I just spent a couple of hours debugging something really counterintuitive, where PHP’s print_r seemingly told me that an array had different content to the content that the same array contained according to a foreach loop. Consider this slightly contrived example code:

$fields = array( 'a' => 0, 'b' => 0, 'c' => 0, 'd' => 0, 'e' => 0, 'f' => 0 );
$i = 0;
foreach( $fields as $key => &$value )
	$value = ++$i;
print_r( $fields );
foreach( $fields as $key => $value )
	echo "$key => $value\n";

Now, call me crazy, but I expect both the print_r call and the second foreach loop to return pretty much the same information: the keys, a to f, and their corresponding values, 1 to 6. If you also expected that, you would be wrong. This is what you actually get:

	[a] => 1
	[b] => 2
	[c] => 3
	[d] => 4
	[e] => 5
	[f] => 6
a => 1
b => 2
c => 3
d => 4
e => 5
f => 5

Yes, that’s right, the final key inexplicably appears to have the same value as the previous key, despite print_r suggesting otherwise.

Okay, so it’s not really inexplicable, just very unexpected. The reason is that the first foreach loop passes values by reference (&$value) while the second passes them by value ($value). As the PHP documentation states, “Reference of a $value and the last array element remain even after the foreach loop. It is recommended to destroy it by unset().”
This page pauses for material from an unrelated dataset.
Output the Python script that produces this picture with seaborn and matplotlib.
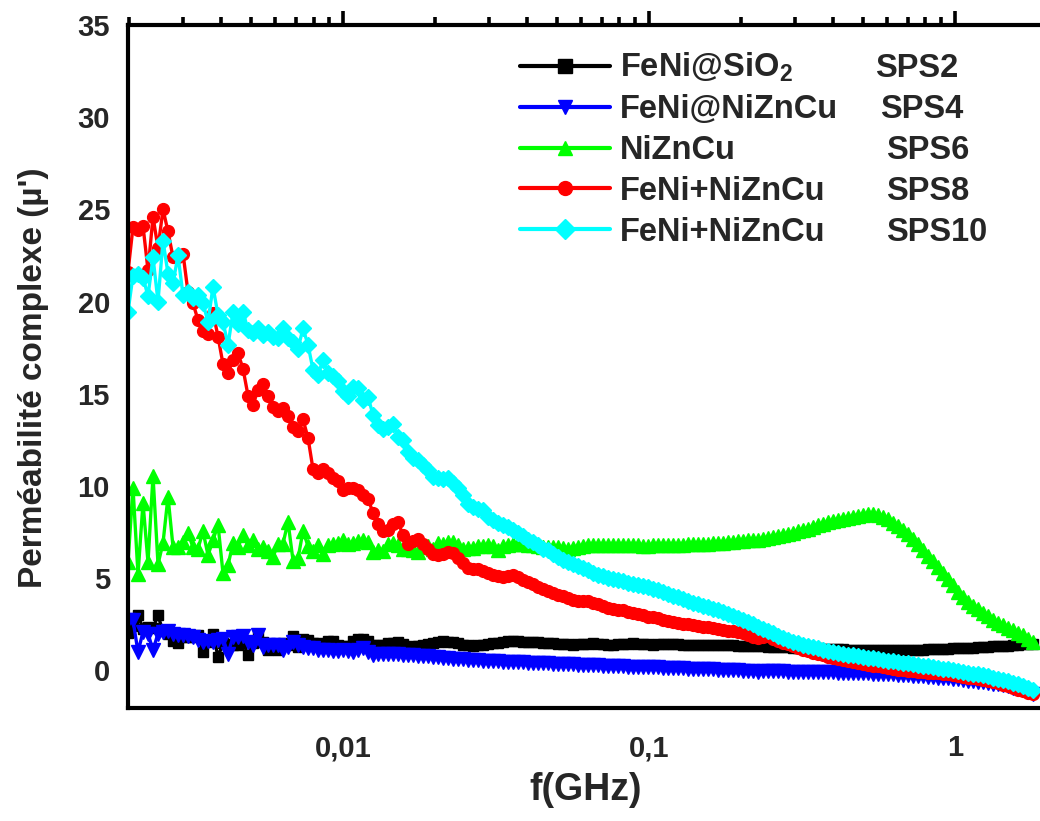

Why? I have no idea. My intuition strongly suggests to me that $value should go out of scope after the first foreach loop, but apparently my intuition is wrong. Maybe PHP 7 will fix this madness, but at time of writing the stock PHP versions in Debian Jessie and Ubuntu Wily behave as outlined above.

Anyway, the short version is that you can avoid this by adding unset( $value ); immediately after the first foreach.


Alexandre Sinicio - Tue, 23/03/2021 - 11:21


Just an update to a five-year-old post: just got kicked in the ass by the exact same problem on PHP7.4.

One would expect that the $key/$value vars on a foreach loop should fall out of scope after its done.
Or at the very least, when a foreach loop is created, either an error would be thrown when trying to use already-existing-vars for key/val or the variables would be restarted from scratch (any old ones would automatically be unset).

This is completely valid, because you are updating your $fields values by reference. This _changes_ your array. If you don't want this behaviour, just remove the ampersand.

I also just ran into this issue. This is NOT intended behavior. the first loop changes the array, which is expected behavior, but the the issue is re-using the variable '$value' in the second loop and the fact that that variable itself doesn't lose scope after the first loop. The array itself is fine. if you use '$value2' in the second loop, everything displays just fine. I guess it boils down to why doesn't PHP automatically unset the $value variable after the first loop, since that is its scope? what possible reason would be needed to keep that variable set, and why wouldn't the second loop overwrite it?